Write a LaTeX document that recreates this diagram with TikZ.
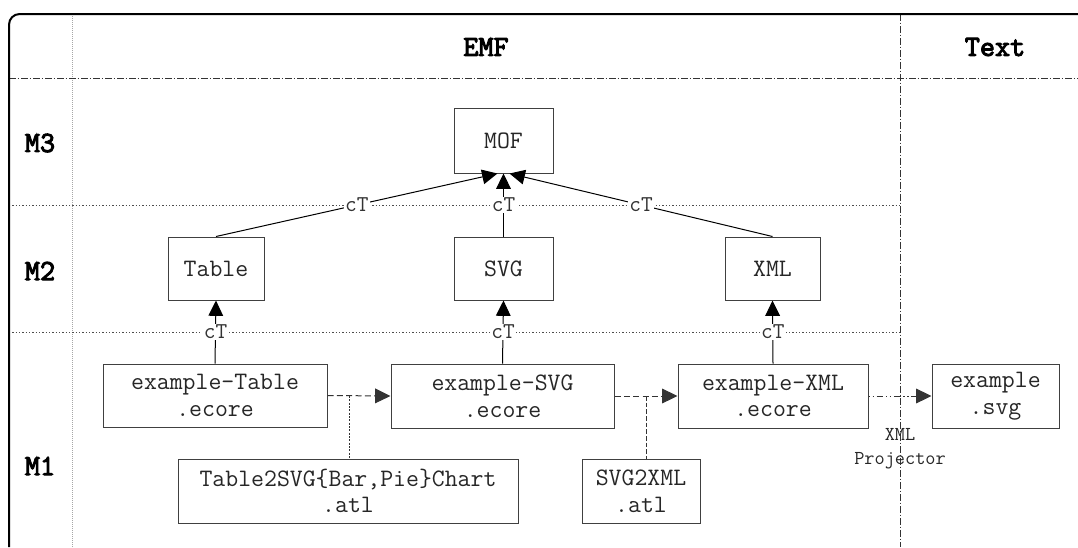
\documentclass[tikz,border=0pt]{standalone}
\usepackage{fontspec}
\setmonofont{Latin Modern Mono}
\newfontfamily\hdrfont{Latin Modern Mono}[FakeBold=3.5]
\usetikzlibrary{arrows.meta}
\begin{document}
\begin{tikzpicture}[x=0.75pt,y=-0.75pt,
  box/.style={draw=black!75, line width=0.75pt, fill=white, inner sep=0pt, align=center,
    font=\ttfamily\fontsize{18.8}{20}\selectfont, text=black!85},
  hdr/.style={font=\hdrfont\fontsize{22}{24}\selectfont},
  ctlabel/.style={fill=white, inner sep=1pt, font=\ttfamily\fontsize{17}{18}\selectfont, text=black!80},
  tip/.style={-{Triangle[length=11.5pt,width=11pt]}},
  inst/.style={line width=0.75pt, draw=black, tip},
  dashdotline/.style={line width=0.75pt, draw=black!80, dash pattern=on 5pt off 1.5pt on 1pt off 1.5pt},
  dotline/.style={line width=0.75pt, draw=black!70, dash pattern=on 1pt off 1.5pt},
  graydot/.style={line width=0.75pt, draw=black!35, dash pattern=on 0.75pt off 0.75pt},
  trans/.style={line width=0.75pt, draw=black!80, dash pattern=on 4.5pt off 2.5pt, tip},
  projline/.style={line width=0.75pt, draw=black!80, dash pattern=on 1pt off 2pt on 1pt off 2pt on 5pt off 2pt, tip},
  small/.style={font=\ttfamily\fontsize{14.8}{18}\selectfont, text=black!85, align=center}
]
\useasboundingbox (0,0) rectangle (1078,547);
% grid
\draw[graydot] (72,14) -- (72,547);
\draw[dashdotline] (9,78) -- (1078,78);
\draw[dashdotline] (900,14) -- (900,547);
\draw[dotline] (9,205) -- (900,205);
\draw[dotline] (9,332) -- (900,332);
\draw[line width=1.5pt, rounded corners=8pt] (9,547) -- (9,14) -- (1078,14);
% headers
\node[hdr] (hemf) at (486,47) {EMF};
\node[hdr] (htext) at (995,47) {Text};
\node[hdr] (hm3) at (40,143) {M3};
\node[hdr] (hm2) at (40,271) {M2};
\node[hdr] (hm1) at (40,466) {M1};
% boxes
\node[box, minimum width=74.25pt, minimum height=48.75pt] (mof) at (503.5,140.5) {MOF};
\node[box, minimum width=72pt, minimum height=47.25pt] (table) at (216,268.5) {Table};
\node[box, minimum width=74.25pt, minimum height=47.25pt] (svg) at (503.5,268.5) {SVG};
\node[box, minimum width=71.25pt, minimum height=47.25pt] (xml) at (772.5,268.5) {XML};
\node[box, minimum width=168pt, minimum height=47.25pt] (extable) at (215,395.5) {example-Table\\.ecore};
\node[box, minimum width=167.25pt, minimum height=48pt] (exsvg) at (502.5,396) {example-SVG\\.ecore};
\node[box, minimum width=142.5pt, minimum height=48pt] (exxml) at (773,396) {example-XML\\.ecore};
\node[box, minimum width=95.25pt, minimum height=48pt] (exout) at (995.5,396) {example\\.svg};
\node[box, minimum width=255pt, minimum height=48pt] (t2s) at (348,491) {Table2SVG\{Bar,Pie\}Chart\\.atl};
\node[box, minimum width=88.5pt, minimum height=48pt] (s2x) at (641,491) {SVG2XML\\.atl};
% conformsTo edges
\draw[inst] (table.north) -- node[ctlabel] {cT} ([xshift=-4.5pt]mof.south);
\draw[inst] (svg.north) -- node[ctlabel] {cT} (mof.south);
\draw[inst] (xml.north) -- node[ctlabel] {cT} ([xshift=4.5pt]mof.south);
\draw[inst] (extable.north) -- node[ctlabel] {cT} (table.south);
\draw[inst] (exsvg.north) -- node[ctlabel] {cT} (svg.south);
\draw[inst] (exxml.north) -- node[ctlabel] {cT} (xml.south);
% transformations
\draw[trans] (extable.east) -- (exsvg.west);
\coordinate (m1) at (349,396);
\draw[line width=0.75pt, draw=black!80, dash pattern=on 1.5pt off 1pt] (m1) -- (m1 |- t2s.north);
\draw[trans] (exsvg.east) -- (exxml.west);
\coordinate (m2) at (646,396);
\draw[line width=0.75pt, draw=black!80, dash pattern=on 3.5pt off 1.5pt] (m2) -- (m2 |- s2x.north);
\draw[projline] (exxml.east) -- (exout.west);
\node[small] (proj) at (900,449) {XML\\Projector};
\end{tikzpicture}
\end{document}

——————

WHAT TO DO → Restate the whole listing above exactly, please, omitting every image.

RESULT OF THIS EXERCISE →
Write a LaTeX document that recreates this diagram with TikZ.
\documentclass[tikz,border=0pt]{standalone}
\usepackage{fontspec}
\setmonofont{Latin Modern Mono}
\newfontfamily\hdrfont{Latin Modern Mono}[FakeBold=3.5]
\usetikzlibrary{arrows.meta}
\begin{document}
\begin{tikzpicture}[x=0.75pt,y=-0.75pt,
  box/.style={draw=black!75, line width=0.75pt, fill=white, inner sep=0pt, align=center,
    font=\ttfamily\fontsize{18.8}{20}\selectfont, text=black!85},
  hdr/.style={font=\hdrfont\fontsize{22}{24}\selectfont},
  ctlabel/.style={fill=white, inner sep=1pt, font=\ttfamily\fontsize{17}{18}\selectfont, text=black!80},
  tip/.style={-{Triangle[length=11.5pt,width=11pt]}},
  inst/.style={line width=0.75pt, draw=black, tip},
  dashdotline/.style={line width=0.75pt, draw=black!80, dash pattern=on 5pt off 1.5pt on 1pt off 1.5pt},
  dotline/.style={line width=0.75pt, draw=black!70, dash pattern=on 1pt off 1.5pt},
  graydot/.style={line width=0.75pt, draw=black!35, dash pattern=on 0.75pt off 0.75pt},
  trans/.style={line width=0.75pt, draw=black!80, dash pattern=on 4.5pt off 2.5pt, tip},
  projline/.style={line width=0.75pt, draw=black!80, dash pattern=on 1pt off 2pt on 1pt off 2pt on 5pt off 2pt, tip},
  small/.style={font=\ttfamily\fontsize{14.8}{18}\selectfont, text=black!85, align=center}
]
\useasboundingbox (0,0) rectangle (1078,547);
% grid
\draw[graydot] (72,14) -- (72,547);
\draw[dashdotline] (9,78) -- (1078,78);
\draw[dashdotline] (900,14) -- (900,547);
\draw[dotline] (9,205) -- (900,205);
\draw[dotline] (9,332) -- (900,332);
\draw[line width=1.5pt, rounded corners=8pt] (9,547) -- (9,14) -- (1078,14);
% headers
\node[hdr] (hemf) at (486,47) {EMF};
\node[hdr] (htext) at (995,47) {Text};
\node[hdr] (hm3) at (40,143) {M3};
\node[hdr] (hm2) at (40,271) {M2};
\node[hdr] (hm1) at (40,466) {M1};
% boxes
\node[box, minimum width=74.25pt, minimum height=48.75pt] (mof) at (503.5,140.5) {MOF};
\node[box, minimum width=72pt, minimum height=47.25pt] (table) at (216,268.5) {Table};
\node[box, minimum width=74.25pt, minimum height=47.25pt] (svg) at (503.5,268.5) {SVG};
\node[box, minimum width=71.25pt, minimum height=47.25pt] (xml) at (772.5,268.5) {XML};
\node[box, minimum width=168pt, minimum height=47.25pt] (extable) at (215,395.5) {example-Table\\.ecore};
\node[box, minimum width=167.25pt, minimum height=48pt] (exsvg) at (502.5,396) {example-SVG\\.ecore};
\node[box, minimum width=142.5pt, minimum height=48pt] (exxml) at (773,396) {example-XML\\.ecore};
\node[box, minimum width=95.25pt, minimum height=48pt] (exout) at (995.5,396) {example\\.svg};
\node[box, minimum width=255pt, minimum height=48pt] (t2s) at (348,491) {Table2SVG\{Bar,Pie\}Chart\\.atl};
\node[box, minimum width=88.5pt, minimum height=48pt] (s2x) at (641,491) {SVG2XML\\.atl};
% conformsTo edges
\draw[inst] (table.north) -- node[ctlabel] {cT} ([xshift=-4.5pt]mof.south);
\draw[inst] (svg.north) -- node[ctlabel] {cT} (mof.south);
\draw[inst] (xml.north) -- node[ctlabel] {cT} ([xshift=4.5pt]mof.south);
\draw[inst] (extable.north) -- node[ctlabel] {cT} (table.south);
\draw[inst] (exsvg.north) -- node[ctlabel] {cT} (svg.south);
\draw[inst] (exxml.north) -- node[ctlabel] {cT} (xml.south);
% transformations
\draw[trans] (extable.east) -- (exsvg.west);
\coordinate (m1) at (349,396);
\draw[line width=0.75pt, draw=black!80, dash pattern=on 1.5pt off 1pt] (m1) -- (m1 |- t2s.north);
\draw[trans] (exsvg.east) -- (exxml.west);
\coordinate (m2) at (646,396);
\draw[line width=0.75pt, draw=black!80, dash pattern=on 3.5pt off 1.5pt] (m2) -- (m2 |- s2x.north);
\draw[projline] (exxml.east) -- (exout.west);
\node[small] (proj) at (900,449) {XML\\Projector};
\end{tikzpicture}
\end{document}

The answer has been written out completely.